Ok To the point, I'v been with my girlfriend for little over a year, but were with each other when we were 16yrs old we are now in our early 30's (2nd go around)
We have been arguing alot. I like to talk things out, she does not and makes me feel bad that I do. She is not very emotional and I'am, she has 3 kids and I have one. She has a past of decietfulness and I do not. Bingo!
Her past sometime bothers me? I know I wasn't there but I judge her, she shows no remorse and I'm scared she will do it to me. example: she slept with her husbands good friend and still has not come clean says she won't. And the friend will probably tell him some day.
She is very bad than mony horrible credit and not motivated to fix it for the future.
I LOVE HER and cant try to fix her anymore but what do I do? Is it time for me to feel that horrible feeling of a breakup? Or whats is wrong with me?

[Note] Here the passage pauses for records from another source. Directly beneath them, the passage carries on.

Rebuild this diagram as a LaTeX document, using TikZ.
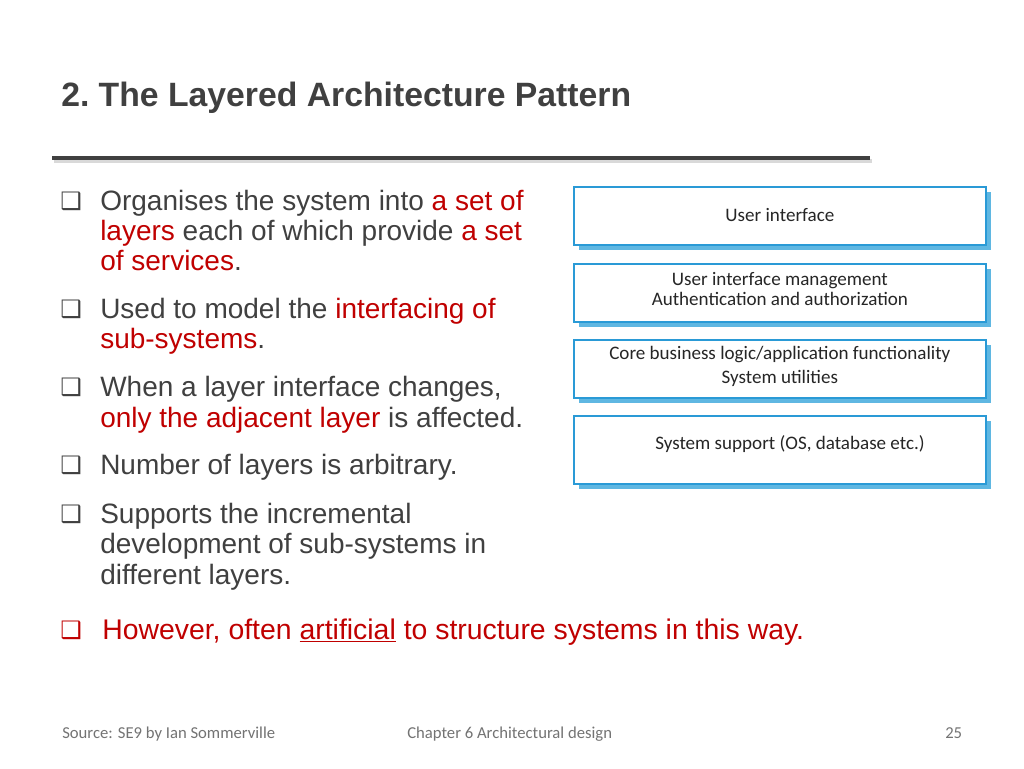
\documentclass[tikz,border=0pt]{standalone}
\usepackage{fontspec}
\setmainfont{Liberation Sans}
\newfontfamily\carl{Carlito}
\newfontfamily\dvs{DejaVu Sans}
\definecolor{myred}{HTML}{C00000}
\definecolor{txt}{HTML}{404040}
\definecolor{bbord}{HTML}{2A9AD6}
\definecolor{bshad}{HTML}{5FB7E2}
\begin{document}
\begin{tikzpicture}[x=0.75pt,y=-0.75pt,
  line/.style={anchor=base west,inner sep=0,font=\fontsize{21}{24}\selectfont,text=txt},
  bul/.style={anchor=base west,inner sep=0,font=\dvs\fontsize{18}{20}\selectfont,text=txt},
  layer/.style={draw=bbord,line width=1.3pt,fill=white,minimum width=309pt,anchor=north west,inner sep=0},
  ltext/.style={font=\carl\fontsize{14.3}{17}\selectfont,text=black!85,align=center,anchor=center},
  foot/.style={anchor=base west,inner sep=0,font=\carl\fontsize{12.5}{14}\selectfont,text=black!55}]
\useasboundingbox[fill=white] (0,0) rectangle (1024,768);
% title
\node[anchor=base west,inner sep=0,font=\bfseries\fontsize{25.3}{29}\selectfont,text=txt] (title) at (61,106) {2.~The \textcolor{black!75}{Layered} Architecture Pattern};
\draw[line width=3.5pt,black!15] (54,161) -- (872,161);
\draw[line width=3.5pt,txt] (52,158) -- (870,158);
% bullets
\foreach \y/\n in {210/b1,318/b2,396/b3,474/b4,523/b5}{\node[bul] (\n) at (60,\y-1) {❑};}
\node[bul,text=myred] (b6) at (60,638) {❑};
\node[line] (l1) at (100,210) {Organises the system into \textcolor{myred}{a set of}};
\node[line] (l2) at (100,240) {\textcolor{myred}{layers} each of which provide \textcolor{myred}{a set}};
\node[line] (l3) at (100,270) {\textcolor{myred}{of services}.};
\node[line] (l4) at (100,318) {Used to model the \textcolor{myred}{interfacing of}};
\node[line] (l5) at (100,348) {\textcolor{myred}{sub-systems}.};
\node[line] (l6) at (100,396) {When a layer interface changes,};
\node[line] (l7) at (100,427) {\textcolor{myred}{only the adjacent layer} is affected.};
\node[line] (l8) at (100,474) {Number of layers is arbitrary.};
\node[line] (l9) at (100,523) {Supports the incremental};
\node[line] (l10) at (100,553) {development of sub-systems in};
\node[line] (l11) at (100,584) {different layers.};
\node[line,text=myred,font=\fontsize{21.3}{24}\selectfont] (l12) at (102,639) {However, often \underline{artificial} to structure systems in this way.};
% layers
\foreach \y/\h/\n in {186/58/L1,263/58/L2,339/58/L3,415/68/L4}{
  \fill[bshad] (579,\y+6) rectangle (991,\y+\h+6);
  \node[layer,minimum height=\h*0.75pt] (\n) at (573,\y) {};
}
\node[ltext] (t1) at ([yshift=1pt]L1.center) {User interface};
\node[ltext] (t2) at ([yshift=3pt]L2.center) {User interface management\\[-2pt]Authentication and authorization};
\node[ltext] (t3) at ([yshift=2pt]L3.center) {Core business logic/application functionality\\[1pt]System utilities};
\node[ltext] (t4) at (790,444) {System support (OS, database etc.)};
% footer
\node[foot] (f1) at (62,738) {Source: SE9 by Ian Sommerville};
\node[foot] (f2) at (407,738) {Chapter 6 Architectural design};
\node[foot] (f3) at (945,738) {25};
\end{tikzpicture}
\end{document}
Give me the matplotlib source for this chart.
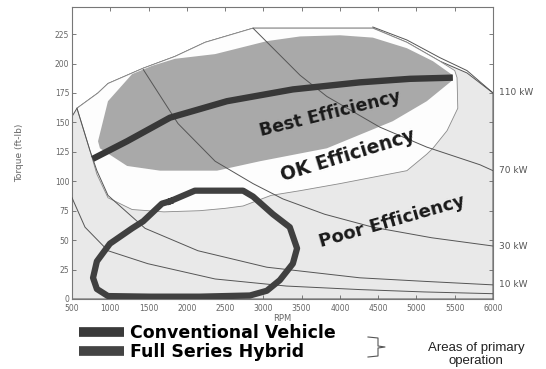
import matplotlib
matplotlib.use("Agg")
import matplotlib.pyplot as plt
from matplotlib.lines import Line2D

# Engine operating envelope (max torque), rpm vs torque
envelope_rpm = [500, 565, 840, 970, 1430, 1845, 2240, 2865, 4430, 4875, 5305, 5660, 6000]
envelope_torque = [155, 162, 175, 183, 196, 206, 218, 230, 230, 218, 202, 192, 175]

# "OK efficiency" island (white)
ok_rpm = [565, 840, 970, 1430, 1845, 2240, 2865, 4430, 4875, 5305, 5500, 5530, 5540,
          5400, 5215, 5135, 4875, 4000, 3480, 3100, 2735, 2500, 2170, 1700, 1285, 970, 825, 735]
ok_torque = [162, 175, 183, 196, 206, 218, 230, 230, 218, 202, 194, 188, 162,
             143, 128, 123, 109, 98, 92, 88, 79, 77, 75, 74, 76, 86, 106, 126]

# "Best efficiency" island (dark grey)
best_rpm = [840, 970, 1285, 1545, 1845, 2370, 3045, 3480, 4000, 4430, 4875, 5215, 5475,
            5475, 5135, 4690, 3830, 2955, 2395, 1650, 1220, 865]
best_torque = [134, 168, 191, 198, 204, 208, 219, 223, 224, 222, 213, 202, 190,
               186, 168, 151, 128, 117, 109, 109, 113, 128]

# Constant power lines
p110_rpm = [4430, 4875, 5305, 5660, 6000]
p110_torque = [231, 220, 205, 194, 175]
p70_rpm = [2865, 3480, 3830, 4520, 5135, 5830, 6000]
p70_torque = [230, 190, 172, 146, 129, 114, 109]
p30_rpm = [1430, 1885, 2370, 2865, 3255, 3800, 4430, 5200, 6000]
p30_torque = [195, 149, 117, 98, 85, 72, 61, 52, 45]
p10_rpm = [565, 735, 825, 970, 1455, 2145, 3045, 4260, 5100, 6000]
p10_torque = [162, 126, 109, 88, 60, 41, 27, 18, 15, 12]
p4_rpm = [500, 670, 970, 1490, 2370, 3300, 4260, 5100, 6000]
p4_torque = [86, 61, 41, 30, 17, 11, 8, 6, 4.5]
power_labels = ["110 kW", "70 kW", "30 kW", "10 kW"]

# Primary operating areas
conv_rpm = [770, 1220, 1780, 2525, 3385, 4260, 4915, 5475]
conv_torque = [119, 134, 154, 168, 178, 184, 187, 188]
hyb_rpm = [1780, 2105, 2735, 2865, 3125, 3345, 3440, 3385, 3215, 3045, 2825, 2170,
           1520, 970, 825, 775, 825, 995, 1285, 1430, 1675, 1780]
hyb_torque = [83, 92, 92, 87, 72, 61, 43, 30, 16, 7, 3, 2,
              2, 2.5, 8.5, 18, 32, 47, 60, 66, 81, 83]

fig = plt.figure(figsize=(5.46, 3.69), dpi=100)
fig.patch.set_facecolor("white")
ax = fig.add_axes([72 / 546, 70 / 369, 421 / 546, 292 / 369])

edge = "#555555"

# filled efficiency zones
ax.fill(envelope_rpm + [6000, 500], envelope_torque + [0, 0],
        facecolor="#e9e9e9", edgecolor=edge, linewidth=0.7, zorder=1)
ax.fill(ok_rpm, ok_torque, facecolor="#fdfdfd", edgecolor="#8a8a8a", linewidth=0.6, zorder=2)
ax.fill(best_rpm, best_torque, facecolor="#a9a9a9", edgecolor="none", zorder=3)

# constant power curves
power_lines = [(p110_rpm, p110_torque), (p70_rpm, p70_torque),
               (p30_rpm, p30_torque), (p10_rpm, p10_torque), (p4_rpm, p4_torque)]
for r, t in power_lines:
    ax.plot(r, t, color=edge, linewidth=0.7, zorder=4)

for (r, t), lab in zip(power_lines[:4], power_labels):
    ax.annotate(lab, xy=(r[-1], t[-1]), xytext=(4, 0), textcoords="offset points",
                ha="left", va="center", fontsize=6.5, color="#555555",
                annotation_clip=False)

# operating areas
ax.plot(conv_rpm, conv_torque, color="#383838", linewidth=4.6,
        solid_capstyle="butt", zorder=6)
ax.plot(hyb_rpm, hyb_torque, color="#404040", linewidth=4.5,
        solid_joinstyle="round", zorder=6)

# zone labels
ax.text(3870, 157, "Best Efficiency", rotation=14, ha="center", va="center",
        fontsize=12.5, fontweight="bold", color="#1a1a1a", zorder=7)
ax.text(4105, 122, "OK Efficiency", rotation=17, ha="center", va="center",
        fontsize=13.5, fontweight="bold", color="#1a1a1a", zorder=7)
ax.text(4680, 66, "Poor Efficiency", rotation=16, ha="center", va="center",
        fontsize=13, fontweight="bold", color="#1a1a1a", zorder=7)

ax.set_xlim(500, 6000)
ax.set_ylim(0, 248)
ax.set_xticks(range(500, 6001, 500))
ax.set_yticks(range(0, 226, 25))
ax.tick_params(direction="in", top=True, right=True, length=3, width=0.6,
               labelsize=5.5, labelcolor="#666666", color="#666666", pad=2)
ax.tick_params(axis="x", pad=3.5)
for spine in ax.spines.values():
    spine.set_color("#777777")
    spine.set_linewidth(0.8)

ax.set_xlabel("RPM", fontsize=6, color="#666666", labelpad=1)
ax.set_ylabel("Torque (ft-lb)", fontsize=6.5, color="#666666", labelpad=22)

# legend under the chart
handles = [Line2D([], [], color="#3a3a3a", linewidth=7, solid_capstyle="butt"),
           Line2D([], [], color="#444444", linewidth=7, solid_capstyle="butt")]
fig.legend(handles, ["Conventional Vehicle", "Full Series Hybrid"],
           loc="center left", bbox_to_anchor=(0.128, 0.072), frameon=False,
           prop={"weight": "bold", "size": 12.5}, handlelength=2.6,
           handletextpad=0.35, labelspacing=0.05, borderpad=0)

# bracket pointing to the note
bx = [368 / 546, 378 / 546, 378 / 546, 385 / 546, 378 / 546, 378 / 546, 368 / 546]
by = [1 - 337 / 369, 1 - 338 / 369, 1 - 346 / 369, 1 - 347 / 369,
      1 - 348 / 369, 1 - 356 / 369, 1 - 357 / 369]
fig.add_artist(Line2D(bx, by, color="#555555", linewidth=0.8, transform=fig.transFigure))

fig.text(476 / 546, 1 - 342 / 369, "Areas of primary\noperation", ha="center", va="top",
         fontsize=9.5, family=["Liberation Sans", "DejaVu Sans"], color="#222222",
         linespacing=1.1)

plt.savefig("out.png", dpi=100, facecolor="white")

Well I have to tell you this person does not sound like a stable caring person! Sounds like you have it together and she does not care to even try to get it together. She does not sound emotional at all and seems to have issues when it comes to others feelings as she does not seem to care (hope i did not cross the line as I dont really know her) about hurting people. Cut your loses now if you are a sensative caring man trust me there are many of us woman out there that would love to have someone like you. People like her are hard to change well make that almost impossible. Sounds like you already know that she may just bring you down. Good luck!!
You did know her past when you got involved with her? Is that correct? I'm in no way excusing what she has done in her past. Sometimes a persons past can haunt them and keep them down..well we are all accountable for our actions but it can make it harder to change and result in a fear failure. Her past is her past. It sounds more like she has a chip on her shoulder and that's why there is no remorse or she's just hidding the truth from herself..or..or who knows. Your right you can't change her. But i wouldn't corner her to be totally at fault. It sounds more like you are realizing that she is not right for you. And that's ok. Honestly it would be good for her to sort herself out. If you accepted her faults and all at one time and now you don't she may not be able to follow what's going on or what's wrong. If you use her past against her then you are not being fair if it hasn't been in the middle of your relationship she won't understand anyway. It is unfortunate that she is unwilling to talk things out with you because that may have been her only chance. She needs to be willing to put in an effort and care enough about your relationship to do that. She needs to meet you half way and more because she has her own issues. If she can't or won't do this then yes you need to consider your options and it sounds like you are already doing that. Can i ask a question? Do you love her or what you want her to be or what you had hoped you could be together. Perhaps all of the above. Tread carefully with those children!
I do love her but as someone pointed out it may be more of what I thought she would be or what i thought we could be. I have some thinking to do and I 'm already scared of the feeling the break up blues.
Sometimes planning a breakup is harder than being broken up itself. I was unhappy with my boyfriend for several months and kept stalling. When I finally did it, it was a huge relief. Why settle for someone you're not excited about?